Te trzy krótkie wypowiedzi niczym w przysłowiowej soczewce obrazują cały nasz żużlowy światek z jego specyficznym, nazwijmy to klimacikiem. Ot, po prostu każdy sobie rzepkę skrobie, ustalić cokolwiek zgodnie jest praktycznie niepodobieństwem, każdy ma swoją wizję dobra polskiego speedwaya, tak się jednak najczęściej składa, że wizja ta jest zgodna z aktualnym interesem swojego lokalnego środowiska. Wiele lat temu odbyłem rozmowę z pewnym wpływowym wówczas działaczem stojącym na czele klubu będącego wówczas prawdziwą potęgą. Tematem rozmowy był pewien młodziutki zawodnik z klubu z niższej klasy rozgrywkowej, którego działacz ten koniecznie chciał kupić. Roztaczał wizję dostarczenia mu sprzętu z najwyższej światowej półki, otoczenia profesjonalną, specjalistyczną opieką medyczną i psychologiczną, zapewnieniem mu dobrego kontraktu w lidze zagranicznej. Słowem sam miód. Działacz ów zapewniał, że czyni swoje starania z jednego powodu; dla dobra polskiego żużla, po to, aby utalentowany młodzieniec nie zmarniał w zespole, w którym przejściowo jak się okazało piszczała bieda. Zadałem mu wtedy proste pytanie. Czy nie może juniorkowi pomóc nie zabierając go z dotychczasowego klubu, który na nim opiera swoje nadzieje, nie wyrywać bodaj wtedy jeszcze niepełnoletniego zawodnika z rodzimego, przyjaznego mu otoczenia? W końcu, jak sam pan działacz suponował chodziło mu wyłącznie o działanie pro publico bono, a nie własny podobno interes?
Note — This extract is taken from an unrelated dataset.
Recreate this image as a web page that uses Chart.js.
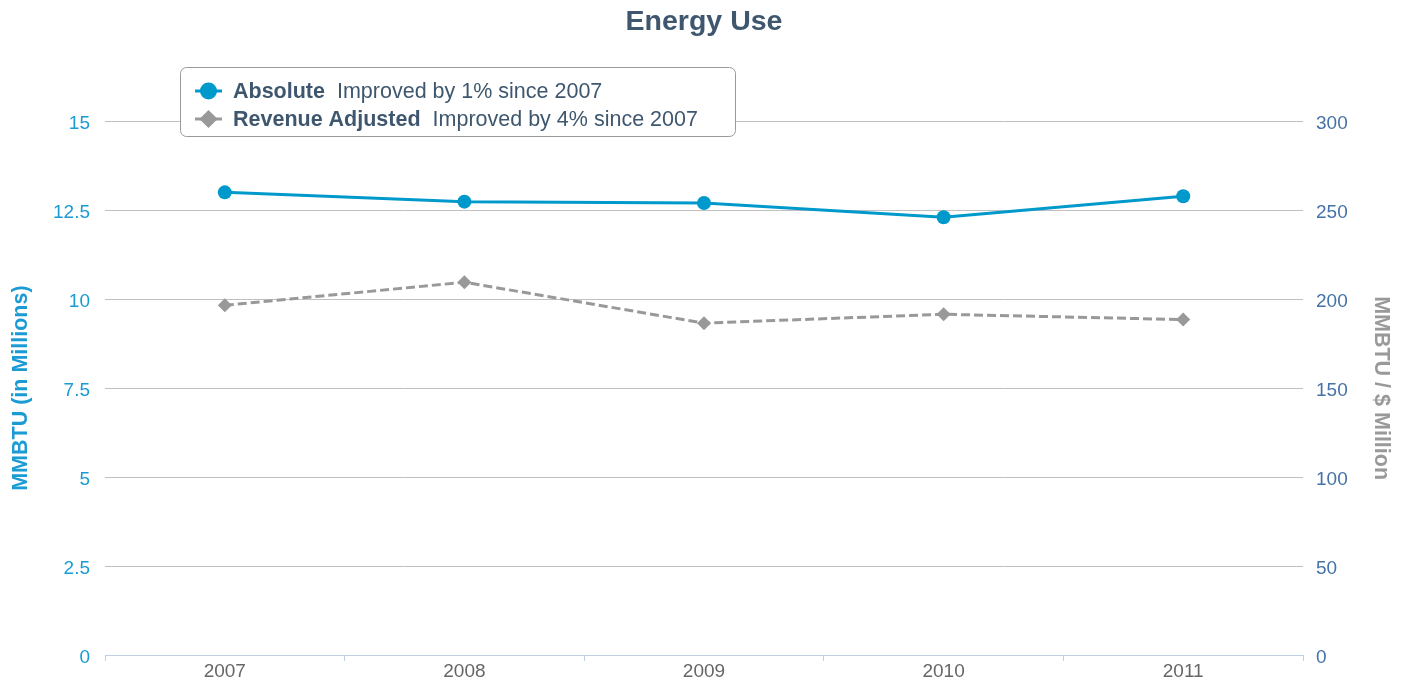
<!DOCTYPE html>
<html>
<head>
<meta charset="utf-8">
<script src="https://cdn.jsdelivr.net/npm/chart.js@4.4.1/dist/chart.umd.min.js"></script>
<style>
  html, body { margin: 0; padding: 0; background: #fff; }
  #wrap { width: 1408px; height: 684px; position: relative; }
</style>
</head>
<body>
<div id="wrap"><canvas id="chart"></canvas></div>
<script>
const years = ['2007', '2008', '2009', '2010', '2011'];
const absolute = [13.0, 12.74, 12.7, 12.3, 12.89];
const revenueAdjusted = [196.5, 209.5, 186.5, 191.5, 188.5];
const seriesNames = ['Absolute', 'Revenue Adjusted'];
const legendNotes = ['Improved by 1% since 2007', 'Improved by 4% since 2007'];
const leftTicks = [0, 2.5, 5, 7.5, 10, 12.5, 15];
const rightTicks = [0, 50, 100, 150, 200, 250, 300];

const FONT = 'Arial, "Liberation Sans", Helvetica, sans-serif';
const BLUE = '#0099cc';
const GREY = '#999999';
const TEXT = '#3e576f';

// floating legend box drawn over the plot, top-left
const floatLegend = {
  id: 'floatLegend',
  afterDraw(chart) {
    const ctx = chart.ctx;
    const x = 180, y = 67, w = 555, h = 69;
    ctx.save();
    ctx.fillStyle = '#fff';
    ctx.strokeStyle = '#999';
    ctx.lineWidth = 1;
    ctx.beginPath();
    ctx.roundRect(x + 0.5, y + 0.5, w, h, 6);
    ctx.fill();
    ctx.stroke();

    chart.data.datasets.forEach((ds, i) => {
      const cy = 91 + i * 28;
      ctx.strokeStyle = ds.borderColor;
      ctx.lineWidth = 3;
      ctx.setLineDash([]);
      ctx.beginPath();
      ctx.moveTo(195, cy);
      ctx.lineTo(222, cy);
      ctx.stroke();
      Chart.helpers.drawPoint(ctx, {
        pointStyle: ds.pointStyle,
        radius: ds.pointRadius,
        borderWidth: 1
      }, 208.5, cy);
      ctx.fillStyle = ds.borderColor;
      ctx.fill();

      ctx.textBaseline = 'middle';
      ctx.fillStyle = TEXT;
      ctx.font = 'bold 21.5px ' + FONT;
      ctx.fillText(seriesNames[i], 233, cy + 1);
      const bw = ctx.measureText(seriesNames[i]).width;
      ctx.font = '21.5px ' + FONT;
      ctx.fillText(legendNotes[i], 233 + bw + 12, cy + 1);
    });
    ctx.restore();
  }
};

new Chart(document.getElementById('chart'), {
  type: 'line',
  data: {
    labels: years,
    datasets: [
      {
        label: seriesNames[0],
        data: absolute,
        yAxisID: 'y',
        borderColor: BLUE,
        backgroundColor: BLUE,
        borderWidth: 3,
        pointStyle: 'circle',
        pointRadius: 7,
        pointBorderWidth: 0,
        tension: 0
      },
      {
        label: seriesNames[1],
        data: revenueAdjusted,
        yAxisID: 'y1',
        borderColor: GREY,
        backgroundColor: GREY,
        borderWidth: 3,
        borderDash: [9, 4],
        pointStyle: 'rectRot',
        pointRadius: 7,
        pointBorderWidth: 0,
        tension: 0
      }
    ]
  },
  options: {
    responsive: true,
    maintainAspectRatio: false,
    animation: false,
    events: [],
    layout: { padding: 0 },
    plugins: {
      legend: { display: false },
      tooltip: { enabled: false },
      title: {
        display: true,
        text: 'Energy Use',
        color: TEXT,
        font: { family: FONT, size: 28.5, weight: 'bold' },
        padding: { top: 5, bottom: 82 }
      }
    },
    scales: {
      x: {
        offset: true,
        grid: { offset: true, drawOnChartArea: false, drawTicks: true, tickLength: 6, color: '#c0d0e0' },
        border: { color: '#c0d0e0', width: 1 },
        ticks: { color: '#666', font: { family: FONT, size: 19 }, padding: -1 },
        afterFit(s) { s.height = 29; }
      },
      y: {
        position: 'left',
        min: 0,
        max: 15,
        afterBuildTicks(s) { s.ticks = leftTicks.map(v => ({ value: v })); },
        grid: { color: '#c0c0c0', drawTicks: false },
        border: { display: false },
        ticks: { color: '#1a9bd3', font: { family: FONT, size: 19 }, padding: 15, labelOffset: 3 },
        title: {
          display: true,
          text: 'MMBTU (in Millions)',
          color: '#1a9bd3',
          font: { family: FONT, size: 21.5, weight: 'bold' },
          padding: { top: 8, bottom: 0 }
        },
        afterFit(s) { s.width = 105; }
      },
      y1: {
        position: 'right',
        min: 0,
        max: 300,
        afterBuildTicks(s) { s.ticks = rightTicks.map(v => ({ value: v })); },
        grid: { drawOnChartArea: false, drawTicks: false },
        border: { display: false },
        ticks: { color: '#4572a7', font: { family: FONT, size: 19 }, padding: 13, labelOffset: 3 },
        title: {
          display: true,
          text: 'MMBTU / $ Million',
          color: GREY,
          font: { family: FONT, size: 21.5, weight: 'bold' },
          padding: { top: 14, bottom: 0 }
        },
        afterFit(s) { s.width = 105; }
      }
    }
  },
  plugins: [floatLegend]
});
</script>
</body>
</html>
Jakoś tak od razu zmienił nam się temat rozmowy. Od tamtej pory wiele się zmieniło, tamten początkujący zawodnik który nota bene nie zmienił wówczas klubu, jest już dziś żużlowcem dojrzałym i od wielu sezonów jednym z najlepszych w Polsce. Jego klub po kryzysie otrząsnął się i należy, w przeciwieństwie do klubu wspomnianego działacza - "społecznika", do tych, którzy rozdają karty w naszej ekstralidze. Mam jednak wrażenie, że jedno pozostało niezmienne, a mianowicie mentalność klubowych sterników. Ta jest niezmienna i nie do zdarcia, niczym armia czerwona. Tymczasem w polskich realiach KSM (czyli po prostu Każdy Swoje Marudzi), zastępstwa zawodnika i kilka innych zagranicznych wynalazków po prostu się nie sprawdza i mam wrażenie, że jedynym rozwiązaniem istniejących problemów jest wynalazków owych likwidacja. Bo sytuacja, która panuje obecnie przypomina ustrój socjalistyczny, który zajmuje się bohaterską walką z problemami, które sam wcześniej stwarza. Niestety, ale taka jest prawda.